As an entrepreneur it is best practice to plan for the unexpected. Shareholders do not always remain with the business indefinitely. A shareholder may leave, sell or pass away. As a result, a well-structured shareholders agreement can be useful when certain buy-out clauses are in place so that a business can make transitions from one shareholder to the next. However, if the shareholders agreement is not structured properly, without the input of buy-out clauses the business can suffer financial losses.
What Happens to the Shareholder’s Shares?

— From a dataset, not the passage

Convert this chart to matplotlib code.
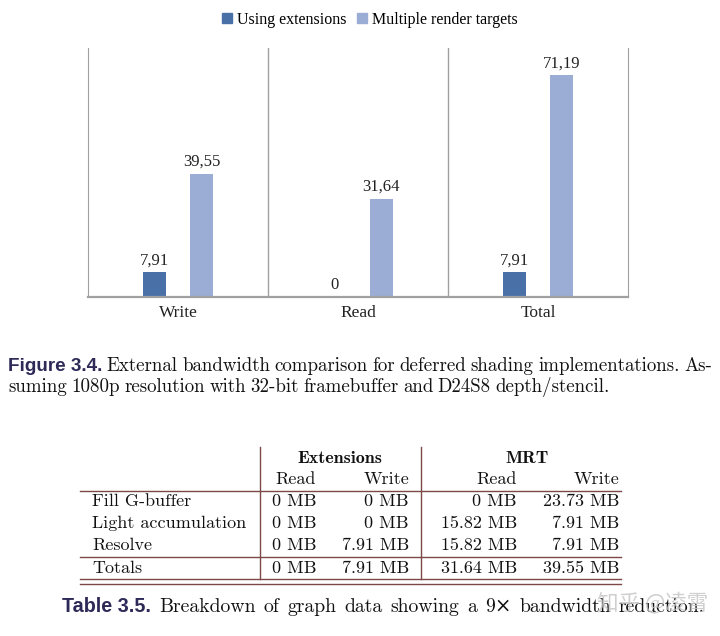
import numpy as np
import matplotlib
matplotlib.use('Agg')
import matplotlib.pyplot as plt
from matplotlib.lines import Line2D

# Datos del grafico
categorias = ['Write', 'Read', 'Total']
ext_vals = [7.91, 0, 7.91]
mrt_vals = [39.55, 31.64, 71.19]
series = ['Using extensions', 'Multiple render targets']

# Datos de la tabla
filas = ['Fill G-buffer', 'Light accumulation', 'Resolve']
ext_read = ['0 MB', '0 MB', '0 MB']
ext_write = ['0 MB', '0 MB', '7.91 MB']
mrt_read = ['0 MB', '15.82 MB', '15.82 MB']
mrt_write = ['23.73 MB', '7.91 MB', '7.91 MB']
totales = ['Totals', '0 MB', '7.91 MB', '31.64 MB', '39.55 MB']

c_ext = '#4a70a8'
c_mrt = '#9badd4'
c_gris = '#a0a0a0'
c_tabla = '#7d4848'
c_cap = '#2e2a58'

fig = plt.figure(figsize=(7.2, 6.36), dpi=100)

# ---------------- grafico de barras ----------------
ax = fig.add_axes([88 / 720, 1 - 297 / 636, (628 - 88) / 720, (297 - 48) / 636])
x = np.arange(len(categorias))
w = 0.13
b1 = ax.bar(x - 0.13, ext_vals, w, color=c_ext)
b2 = ax.bar(x + 0.13, mrt_vals, w, color=c_mrt)
fmt = lambda v: ('%g' % v).replace('.', ',')
ax.bar_label(b1, labels=[fmt(v) for v in ext_vals], padding=3, fontsize=12,
             family='Liberation Serif', color='#222222')
ax.bar_label(b2, labels=[fmt(v) for v in mrt_vals], padding=3, fontsize=12,
             family='Liberation Serif', color='#222222')
ax.set_xlim(-0.5, 2.5)
ax.set_ylim(0, 80)
ax.set_xticks(x)
ax.set_xticklabels(categorias, family='Liberation Serif', fontsize=12.5, color='#222222')
ax.set_yticks([])
ax.tick_params(axis='x', length=0, pad=6)
ax.spines['top'].set_visible(False)
for s in ['left', 'right', 'bottom']:
    ax.spines[s].set_color(c_gris)
ax.spines['bottom'].set_linewidth(1.6)
for xv in [0.5, 1.5]:
    ax.axvline(xv, color=c_gris, lw=1)

handles = [Line2D([], [], marker='s', ls='', color=c_ext, markersize=7),
           Line2D([], [], marker='s', ls='', color=c_mrt, markersize=7)]
fig.legend(handles, series, loc='center', bbox_to_anchor=(0.514, 1 - 20 / 636), ncol=2,
           frameon=False, handlelength=0.6, handletextpad=0.3, columnspacing=0.7,
           prop={'family': 'Liberation Serif', 'size': 11.5})

# ---------------- capa de texto en pixeles ----------------
ov = fig.add_axes([0, 0, 1, 1])
ov.set_xlim(0, 720)
ov.set_ylim(636, 0)
ov.axis('off')
ov.patch.set_alpha(0)

renderer = fig.canvas.get_renderer()
cm = ['cmr10', 'DejaVu Serif']
bold_sans = dict(family='Liberation Sans', weight='bold', color=c_cap)


def colocar(piezas, x0, y, size, x1=None, sep=None):
    textos = []
    for txt, kw in piezas:
        props = dict(family=cm, color='#111111')
        props.update(kw)
        textos.append(ov.text(x0, y, txt, fontsize=size, va='baseline', ha='left', **props))
    anchos = [t.get_window_extent(renderer).width for t in textos]
    hueco = sep if x1 is None else (x1 - x0 - sum(anchos)) / (len(textos) - 1)
    xx = x0
    for t, a in zip(textos, anchos):
        t.set_x(xx)
        xx += a + hueco
    return hueco


fs_cap = 13.6
linea1 = 'External bandwidth comparison for deferred shading implementations. As-'
hueco = colocar([('Figure 3.4.', bold_sans)] + [(p, {}) for p in linea1.split()], 8, 371, fs_cap, x1=712)
linea2 = 'suming 1080p resolution with 32-bit framebuffer and D24S8 depth/stencil.'
colocar([(p, {}) for p in linea2.split()], 8, 392, fs_cap, sep=hueco)

# tabla
lw = 1.0
ov.plot([80, 621], [491, 491], color=c_tabla, lw=lw)
ov.plot([80, 621], [557, 557], color=c_tabla, lw=lw)
ov.plot([80, 621], [579, 579], color=c_tabla, lw=lw)
ov.plot([80, 621], [584, 584], color=c_tabla, lw=lw)
for xv in [260, 421]:
    ov.plot([xv, xv], [447, 579], color=c_tabla, lw=lw)

ts = 13
ov.text(340, 463, 'Extensions', fontsize=ts, family=['cmb10', 'DejaVu Serif'],
        ha='center', va='baseline', color='#111111')
ov.text(527, 463, 'MRT', fontsize=ts, family=['cmb10', 'DejaVu Serif'],
        ha='center', va='baseline', color='#111111')
col_x = [316, 409, 517, 619]
for cx, h in zip(col_x, ['Read', 'Write', 'Read', 'Write']):
    ov.text(cx, 484, h, fontsize=ts, family=cm, ha='right', va='baseline', color='#111111')

fila_y = [506, 528, 550]
for i, yy in enumerate(fila_y):
    ov.text(92, yy, filas[i], fontsize=ts, family=cm, va='baseline', color='#111111')
    for cx, col in zip(col_x, [ext_read, ext_write, mrt_read, mrt_write]):
        ov.text(cx, yy, col[i], fontsize=ts, family=cm, ha='right', va='baseline', color='#111111')
ov.text(92, 573, totales[0], fontsize=ts, family=cm, va='baseline', color='#111111')
for cx, v in zip(col_x, totales[1:]):
    ov.text(cx, 573, v, fontsize=ts, family=cm, ha='right', va='baseline', color='#111111')

cap2 = 'Breakdown of graph data showing a 9\u00d7 bandwidth reduction.'
colocar([('Table 3.5.', bold_sans)] + [(p, {}) for p in cap2.split()], 62, 612, 14.2, x1=705)

# marca de agua
ov.text(708, 603, '知乎 @凌霄', fontsize=15.5, family=['Noto Sans CJK SC', 'DejaVu Sans'],
        color='#c4c4c4', alpha=0.8, ha='right', va='center')

fig.savefig('out.png', dpi=100)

In many instances, when a shareholder passes away or leaves to transfer his or her shares, a buy-out occurs. This buy-out is usually spelled out in the shareholders agreement that identifies who purchases the shares of the deceased shareholder. The purchase occurs between the designated buyer and the deceased shareholder’s estate or surviving family members. For example, if Fred holds 5% of the shares of company X and passes away. George, the designated buyer of company X, will buy Fred’s 5%. It should be noted that George will only buy the shares if the shareholders agreement indicates George as the designated buyer. Moreover, the shareholders agreement can stipulate that a third party may also buy Fred’s shares. If there is no buy-out clauses in place, it is likely that Fred’s estate will own the 5% shares of company X.
Under a common buy-out plan, a corporation will usually buy life insurance for all its shareholders. When a shareholder passes away, the remuneration of the insurance is used to buy back all the shares the deceased shareholder owned.
The specific terms of a shareholders’ agreement should be analyzed by a tax professional to avoid unintended—and costly—consequences.